◆ **Exercise prompt**
Set down each line of the data below exactly as it stands, dropping the pictures.
-- Begin --
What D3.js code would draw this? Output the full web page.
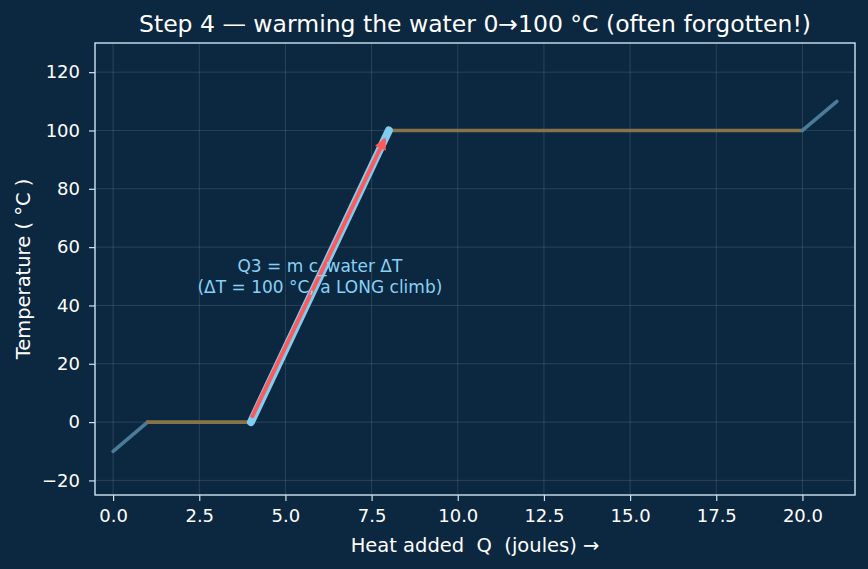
<!DOCTYPE html>
<html>
<head>
<meta charset="utf-8">
<script src="https://cdn.jsdelivr.net/npm/d3@7"></script>
<style>
  body { margin: 0; background: #0c2740; }
  text { font-family: "DejaVu Sans", sans-serif; white-space: pre; }
</style>
</head>
<body>
<div id="chart"></div>
<script>
// heating curve of water: Q (joules) vs temperature
const phaseNames = ["ice", "melting", "water", "boiling", "steam"];
const heatPoints = [0, 1, 4, 8, 20, 21];
const tempPoints = [-10, 0, 0, 100, 100, 110];
const phaseColors = ["#4a7c9a", "#85744a", "#7fcdf2", "#85744a", "#4a7c9a"];
const xTicks = [0, 2.5, 5, 7.5, 10, 12.5, 15, 17.5, 20];
const yTicks = [-20, 0, 20, 40, 60, 80, 100, 120];
const activePhase = 2;
const noteLines = ["Q3 = m c_water \u0394T", "(\u0394T = 100 \u00b0C, a LONG climb)"];
const notePos = [6.0, 50];

const width = 868, height = 569;
const margin = { top: 43, right: 13, bottom: 74, left: 95 };

const svg = d3.select("#chart").append("svg")
    .attr("width", width)
    .attr("height", height);

svg.append("rect").attr("width", width).attr("height", height).attr("fill", "#0c2740");

const x = d3.scaleLinear()
    .domain([-0.525, 21.525])
    .range([margin.left, width - margin.right]);

const y = d3.scaleLinear()
    .domain([-25, 130])
    .range([height - margin.bottom, margin.top]);

// grid
const grid = svg.append("g").attr("stroke", "#ffffff").attr("stroke-opacity", 0.16).attr("stroke-width", 0.8);
xTicks.forEach(t => grid.append("line")
    .attr("x1", x(t)).attr("x2", x(t))
    .attr("y1", margin.top).attr("y2", height - margin.bottom));
yTicks.forEach(t => grid.append("line")
    .attr("x1", margin.left).attr("x2", width - margin.right)
    .attr("y1", y(t)).attr("y2", y(t)));

// faded phases
const segs = phaseNames.map((p, i) => ({
    name: p, color: phaseColors[i],
    x0: heatPoints[i], x1: heatPoints[i + 1],
    y0: tempPoints[i], y1: tempPoints[i + 1]
}));

svg.selectAll("line.phase")
    .data(segs.filter((d, i) => i !== activePhase))
    .enter().append("line")
    .attr("class", "phase")
    .attr("x1", d => x(d.x0)).attr("y1", d => y(d.y0))
    .attr("x2", d => x(d.x1)).attr("y2", d => y(d.y1))
    .attr("stroke", d => d.color)
    .attr("stroke-width", 3.6)
    .attr("stroke-linecap", "round");

// highlighted phase
const act = segs[activePhase];
svg.append("line")
    .attr("x1", x(act.x0)).attr("y1", y(act.y0))
    .attr("x2", x(act.x1)).attr("y2", y(act.y1))
    .attr("stroke", act.color)
    .attr("stroke-width", 8)
    .attr("stroke-linecap", "round");

// arrow along the climb
svg.append("defs").append("marker")
    .attr("id", "head")
    .attr("viewBox", "0 0 10 10")
    .attr("refX", 7).attr("refY", 5)
    .attr("markerWidth", 3.2).attr("markerHeight", 3)
    .attr("markerUnits", "strokeWidth")
    .attr("orient", "auto")
    .append("path").attr("d", "M0,0 L10,5 L0,10 Z").attr("fill", "#ff5a5a");

const ax0 = act.x0 + 0.01 * (act.x1 - act.x0), ay0 = act.y0 + 0.02 * (act.y1 - act.y0);
const ax1 = act.x0 + 0.965 * (act.x1 - act.x0), ay1 = act.y0 + 0.965 * (act.y1 - act.y0);
svg.append("line")
    .attr("x1", x(ax0)).attr("y1", y(ay0))
    .attr("x2", x(ax1)).attr("y2", y(ay1))
    .attr("stroke", "#ff5a5a")
    .attr("stroke-width", 4)
    .attr("stroke-linecap", "round")
    .attr("marker-end", "url(#head)");

// note
const note = svg.append("text")
    .attr("x", x(notePos[0]))
    .attr("y", y(notePos[1]))
    .attr("text-anchor", "middle")
    .attr("fill", "#86d2f5")
    .style("font-size", "17px");
noteLines.forEach((t, i) => note.append("tspan")
    .attr("x", x(notePos[0]))
    .attr("dy", i === 0 ? -4 : 21)
    .text(t));

// axes
const axisColor = "#cfe3f3";
const gx = svg.append("g")
    .attr("transform", `translate(0,${height - margin.bottom})`)
    .call(d3.axisBottom(x).tickValues(xTicks).tickFormat(d3.format(".1f")).tickSize(6).tickPadding(8).tickSizeOuter(0));
const gy = svg.append("g")
    .attr("transform", `translate(${margin.left},0)`)
    .call(d3.axisLeft(y).tickValues(yTicks).tickFormat(d => d < 0 ? "\u2212" + Math.abs(d) : d).tickSize(6).tickPadding(9).tickSizeOuter(0));
[gx, gy].forEach(g => {
    g.select(".domain").remove();
    g.selectAll("line").attr("stroke", axisColor).attr("stroke-width", 1.2);
    g.selectAll("text").attr("fill", "#ffffff")
        .style("font-size", "18px")
        .style("font-family", "DejaVu Sans, sans-serif");
});

svg.append("rect")
    .attr("x", margin.left).attr("y", margin.top)
    .attr("width", width - margin.left - margin.right)
    .attr("height", height - margin.top - margin.bottom)
    .attr("fill", "none")
    .attr("stroke", axisColor)
    .attr("stroke-width", 1.4);

// labels
svg.append("text")
    .attr("x", (margin.left + width - margin.right) / 2)
    .attr("y", 32)
    .attr("text-anchor", "middle")
    .attr("fill", "#ffffff")
    .style("font-size", "23.5px")
    .text("Step 4 \u2014 warming the water 0\u2192100 \u00b0C (often forgotten!)");

svg.append("text")
    .attr("x", (margin.left + width - margin.right) / 2)
    .attr("y", 552)
    .attr("text-anchor", "middle")
    .attr("fill", "#ffffff")
    .style("font-size", "19.5px")
    .text("Heat added  Q  (joules) \u2192");

svg.append("text")
    .attr("transform", `translate(30,${(margin.top + height - margin.bottom) / 2}) rotate(-90)`)
    .attr("text-anchor", "middle")
    .attr("fill", "#ffffff")
    .style("font-size", "19.5px")
    .text("Temperature ( \u00b0C )");
</script>
</body>
</html>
-- End --
◆ **The output**
What D3.js code would draw this? Output the full web page.
<!DOCTYPE html>
<html>
<head>
<meta charset="utf-8">
<script src="https://cdn.jsdelivr.net/npm/d3@7"></script>
<style>
  body { margin: 0; background: #0c2740; }
  text { font-family: "DejaVu Sans", sans-serif; white-space: pre; }
</style>
</head>
<body>
<div id="chart"></div>
<script>
// heating curve of water: Q (joules) vs temperature
const phaseNames = ["ice", "melting", "water", "boiling", "steam"];
const heatPoints = [0, 1, 4, 8, 20, 21];
const tempPoints = [-10, 0, 0, 100, 100, 110];
const phaseColors = ["#4a7c9a", "#85744a", "#7fcdf2", "#85744a", "#4a7c9a"];
const xTicks = [0, 2.5, 5, 7.5, 10, 12.5, 15, 17.5, 20];
const yTicks = [-20, 0, 20, 40, 60, 80, 100, 120];
const activePhase = 2;
const noteLines = ["Q3 = m c_water \u0394T", "(\u0394T = 100 \u00b0C, a LONG climb)"];
const notePos = [6.0, 50];

const width = 868, height = 569;
const margin = { top: 43, right: 13, bottom: 74, left: 95 };

const svg = d3.select("#chart").append("svg")
    .attr("width", width)
    .attr("height", height);

svg.append("rect").attr("width", width).attr("height", height).attr("fill", "#0c2740");

const x = d3.scaleLinear()
    .domain([-0.525, 21.525])
    .range([margin.left, width - margin.right]);

const y = d3.scaleLinear()
    .domain([-25, 130])
    .range([height - margin.bottom, margin.top]);

// grid
const grid = svg.append("g").attr("stroke", "#ffffff").attr("stroke-opacity", 0.16).attr("stroke-width", 0.8);
xTicks.forEach(t => grid.append("line")
    .attr("x1", x(t)).attr("x2", x(t))
    .attr("y1", margin.top).attr("y2", height - margin.bottom));
yTicks.forEach(t => grid.append("line")
    .attr("x1", margin.left).attr("x2", width - margin.right)
    .attr("y1", y(t)).attr("y2", y(t)));

// faded phases
const segs = phaseNames.map((p, i) => ({
    name: p, color: phaseColors[i],
    x0: heatPoints[i], x1: heatPoints[i + 1],
    y0: tempPoints[i], y1: tempPoints[i + 1]
}));

svg.selectAll("line.phase")
    .data(segs.filter((d, i) => i !== activePhase))
    .enter().append("line")
    .attr("class", "phase")
    .attr("x1", d => x(d.x0)).attr("y1", d => y(d.y0))
    .attr("x2", d => x(d.x1)).attr("y2", d => y(d.y1))
    .attr("stroke", d => d.color)
    .attr("stroke-width", 3.6)
    .attr("stroke-linecap", "round");

// highlighted phase
const act = segs[activePhase];
svg.append("line")
    .attr("x1", x(act.x0)).attr("y1", y(act.y0))
    .attr("x2", x(act.x1)).attr("y2", y(act.y1))
    .attr("stroke", act.color)
    .attr("stroke-width", 8)
    .attr("stroke-linecap", "round");

// arrow along the climb
svg.append("defs").append("marker")
    .attr("id", "head")
    .attr("viewBox", "0 0 10 10")
    .attr("refX", 7).attr("refY", 5)
    .attr("markerWidth", 3.2).attr("markerHeight", 3)
    .attr("markerUnits", "strokeWidth")
    .attr("orient", "auto")
    .append("path").attr("d", "M0,0 L10,5 L0,10 Z").attr("fill", "#ff5a5a");

const ax0 = act.x0 + 0.01 * (act.x1 - act.x0), ay0 = act.y0 + 0.02 * (act.y1 - act.y0);
const ax1 = act.x0 + 0.965 * (act.x1 - act.x0), ay1 = act.y0 + 0.965 * (act.y1 - act.y0);
svg.append("line")
    .attr("x1", x(ax0)).attr("y1", y(ay0))
    .attr("x2", x(ax1)).attr("y2", y(ay1))
    .attr("stroke", "#ff5a5a")
    .attr("stroke-width", 4)
    .attr("stroke-linecap", "round")
    .attr("marker-end", "url(#head)");

// note
const note = svg.append("text")
    .attr("x", x(notePos[0]))
    .attr("y", y(notePos[1]))
    .attr("text-anchor", "middle")
    .attr("fill", "#86d2f5")
    .style("font-size", "17px");
noteLines.forEach((t, i) => note.append("tspan")
    .attr("x", x(notePos[0]))
    .attr("dy", i === 0 ? -4 : 21)
    .text(t));

// axes
const axisColor = "#cfe3f3";
const gx = svg.append("g")
    .attr("transform", `translate(0,${height - margin.bottom})`)
    .call(d3.axisBottom(x).tickValues(xTicks).tickFormat(d3.format(".1f")).tickSize(6).tickPadding(8).tickSizeOuter(0));
const gy = svg.append("g")
    .attr("transform", `translate(${margin.left},0)`)
    .call(d3.axisLeft(y).tickValues(yTicks).tickFormat(d => d < 0 ? "\u2212" + Math.abs(d) : d).tickSize(6).tickPadding(9).tickSizeOuter(0));
[gx, gy].forEach(g => {
    g.select(".domain").remove();
    g.selectAll("line").attr("stroke", axisColor).attr("stroke-width", 1.2);
    g.selectAll("text").attr("fill", "#ffffff")
        .style("font-size", "18px")
        .style("font-family", "DejaVu Sans, sans-serif");
});

svg.append("rect")
    .attr("x", margin.left).attr("y", margin.top)
    .attr("width", width - margin.left - margin.right)
    .attr("height", height - margin.top - margin.bottom)
    .attr("fill", "none")
    .attr("stroke", axisColor)
    .attr("stroke-width", 1.4);

// labels
svg.append("text")
    .attr("x", (margin.left + width - margin.right) / 2)
    .attr("y", 32)
    .attr("text-anchor", "middle")
    .attr("fill", "#ffffff")
    .style("font-size", "23.5px")
    .text("Step 4 \u2014 warming the water 0\u2192100 \u00b0C (often forgotten!)");

svg.append("text")
    .attr("x", (margin.left + width - margin.right) / 2)
    .attr("y", 552)
    .attr("text-anchor", "middle")
    .attr("fill", "#ffffff")
    .style("font-size", "19.5px")
    .text("Heat added  Q  (joules) \u2192");

svg.append("text")
    .attr("transform", `translate(30,${(margin.top + height - margin.bottom) / 2}) rotate(-90)`)
    .attr("text-anchor", "middle")
    .attr("fill", "#ffffff")
    .style("font-size", "19.5px")
    .text("Temperature ( \u00b0C )");
</script>
</body>
</html>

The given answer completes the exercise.